The U20 Sri Lanka national representative took his ‘A’ game to Hong Kong this year, being a star performer at distribution and scoring a few tries himself, showcasing pure class. No sooner had he done that, he found himself recruited by the Longdon place club CR & FC, reuniting with his former Coach Nilfer Ibrahim.
Harith has the ability to push the greats who have represented the country with his creativity and snipping ability. Even though Harith Bandara is young, he has a composed head over his shoulders with a great sense of the game situation, try scoring ability and quick decision-making ranking him among the top scrum halves in the league.

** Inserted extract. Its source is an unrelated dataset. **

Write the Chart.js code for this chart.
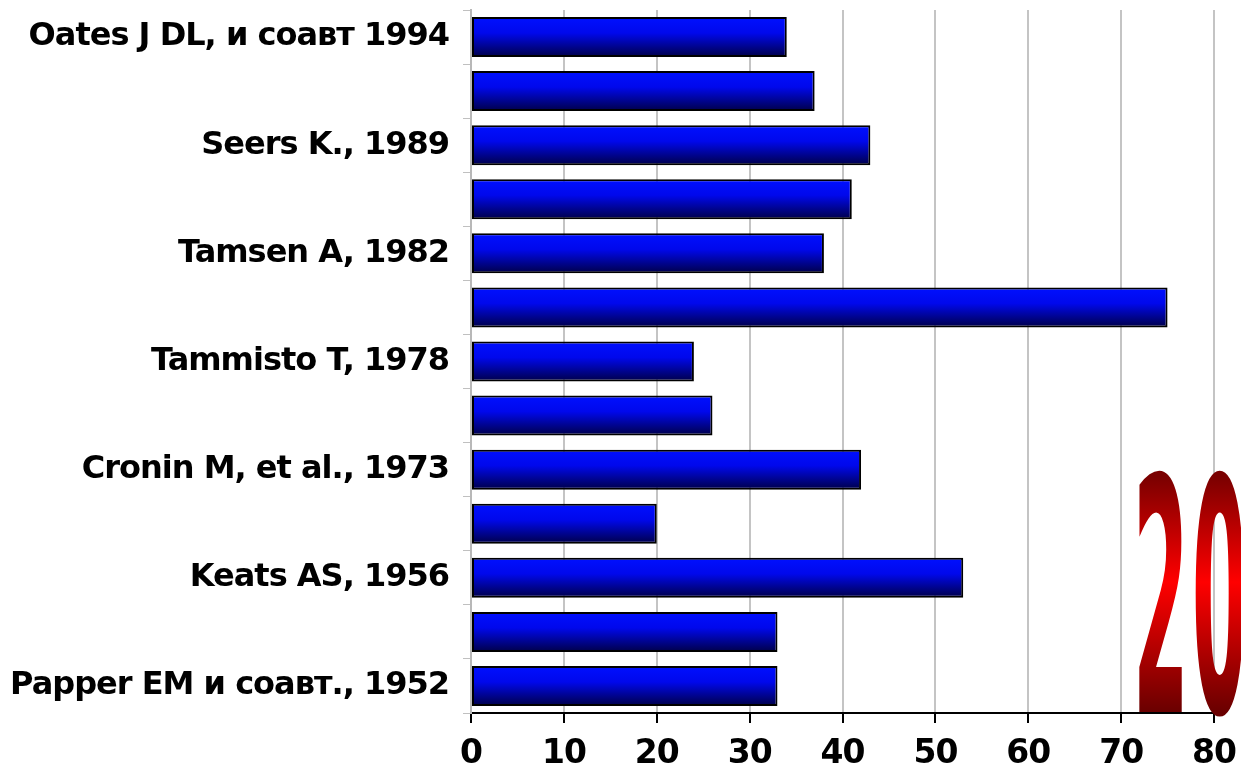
<!DOCTYPE html>
<html>
<head>
<meta charset="utf-8">
<script src="https://cdn.jsdelivr.net/npm/chart.js@4/dist/chart.umd.min.js"></script>
<style>
  html, body { margin: 0; padding: 0; background: #fff; }
  #wrap { width: 1241px; height: 782px; }
</style>
</head>
<body>
<div id="wrap"><canvas id="chart"></canvas></div>
<script>
// categories (only every other one is labelled in the picture)
const studies = [
    "Oates J DL, и соавт 1994", "",
    "Seers K., 1989", "",
    "Tamsen A, 1982", "",
    "Tammisto T, 1978", "",
    "Cronin M, et al., 1973", "",
    "Keats AS, 1956", "",
    "Papper EM и соавт., 1952"
];
const values = [34, 37, 43, 41, 38, 75, 24, 26, 42, 20, 53, 33, 33];
const xTicks = [0, 10, 20, 30, 40, 50, 60, 70, 80];
const bigText = "20";

const barShare = 0.74;

// blue bar gradient built from the y scale position of each bar
function barGradient(context) {
    const chart = context.chart;
    const yScale = chart.scales.y;
    if (!yScale || !chart.chartArea) return "#0010ff";
    const center = yScale.getPixelForValue(context.dataIndex);
    const half = (chart.chartArea.height / studies.length) * barShare / 2;
    const g = chart.ctx.createLinearGradient(0, center - half, 0, center + half);
    g.addColorStop(0, "#0010ff");
    g.addColorStop(0.4, "#0008ec");
    g.addColorStop(1, "#000048");
    return g;
}

// tighter letter spacing for the tick labels
const tightText = {
    id: "tightText",
    beforeDraw(chart) {
        chart.ctx.letterSpacing = "-1px";
    }
};

// big red "20" word art in the lower right corner
const wordArt = {
    id: "wordArt",
    afterDraw(chart) {
        const ctx = chart.ctx;
        const top = 476, bottom = 712;
        const sy = 3.25;
        ctx.save();
        ctx.letterSpacing = "4px";
        ctx.translate(1133, bottom);
        ctx.scale(0.8, sy);
        const h = (bottom - top) / sy;
        const g = ctx.createLinearGradient(0, -h, 0, 0);
        g.addColorStop(0, "#7a0000");
        g.addColorStop(0.45, "#ff0000");
        g.addColorStop(1, "#6a0000");
        ctx.fillStyle = g;
        ctx.font = "bold 100px 'DejaVu Sans'";
        ctx.textAlign = "left";
        ctx.textBaseline = "alphabetic";
        ctx.fillText(bigText, 0, 0);
        ctx.restore();
    }
};

const data = {
    labels: studies,
    datasets: [{
        data: values,
        backgroundColor: barGradient,
        borderColor: "#000000",
        borderWidth: 2,
        borderSkipped: false,
        categoryPercentage: barShare,
        barPercentage: 1
    }]
};

const config = {
    type: "bar",
    data: data,
    options: {
        indexAxis: "y",
        responsive: true,
        maintainAspectRatio: false,
        animation: false,
        layout: { padding: { top: 10, right: 27, left: 0, bottom: 0 } },
        plugins: {
            legend: { display: false },
            title: { display: false },
            tooltip: { enabled: false }
        },
        scales: {
            x: {
                min: 0,
                max: 80,
                afterBuildTicks: (axis) => { axis.ticks = xTicks.map(v => ({ value: v })); },
                afterFit: (axis) => {
                    axis.height = 69;
                    axis.paddingLeft = 0;
                    axis.paddingRight = 0;
                },
                grid: {
                    color: "#c4c4c4",
                    lineWidth: 2,
                    tickColor: "#000000",
                    tickLength: 10,
                    tickWidth: 2
                },
                border: { color: "#000000", width: 2 },
                ticks: {
                    color: "#000000",
                    padding: 12,
                    font: { family: "DejaVu Sans", size: 33, weight: "bold" }
                }
            },
            y: {
                afterFit: (axis) => {
                    axis.width = 471;
                    axis.paddingTop = 0;
                    axis.paddingBottom = 0;
                },
                grid: {
                    drawOnChartArea: false,
                    color: "#c0c0c0",
                    tickLength: 8
                },
                border: { color: "#b8b8b8", width: 2 },
                ticks: {
                    color: "#000000",
                    padding: 14,
                    autoSkip: false,
                    font: { family: "DejaVu Sans", size: 32, weight: "bold" }
                }
            }
        }
    },
    plugins: [tightText, wordArt]
};

const myChart = new Chart(document.getElementById("chart"), config);
</script>
</body>
</html>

A big talker on the pitch, but you can be sure he backs it up. He first caught the eye of everyone in the Island with blockbuster performances time and time again for the Sailors back in their glory days.
He’s exceptionally agile and loves to get over the try line. Richie is smart with his runs down the line in support of his forwards.
He has been guiding traffic for the Sailors for so long that everyone is used to him shouting instructions. With his game breaking ability from behind the rucks on close range he can be lethal. Even though he tends to slow things at times for his forwards to work with setting them up for tries, his passing is as accurate as any.
Rahul De Silva
Rahul De Silva’s passing is lightning quick. His composure to control a game is outstanding but the ability this scrum-half brings to the table is his leadership qualities. Having taken the conversions and penalties at school level, he can also kick a shot at goal under serious pressure at any given time.
He can also run the ball from anywhere in the field from broken play. Give him 5m from the line and half a gap and he can finish better than anyone. He might not be the usual sniping scrum-half who takes off through the fringes but he is someone who can carry the ball as good as any. Interestingly Rahul is adept at both drawing defenders with intelligent runs into space before cleverly releasing teammates for tries that’ll look pleasing to the eye, and at the pick and drops from close range. CR will be looking for Rahul to be at his very best come the second round.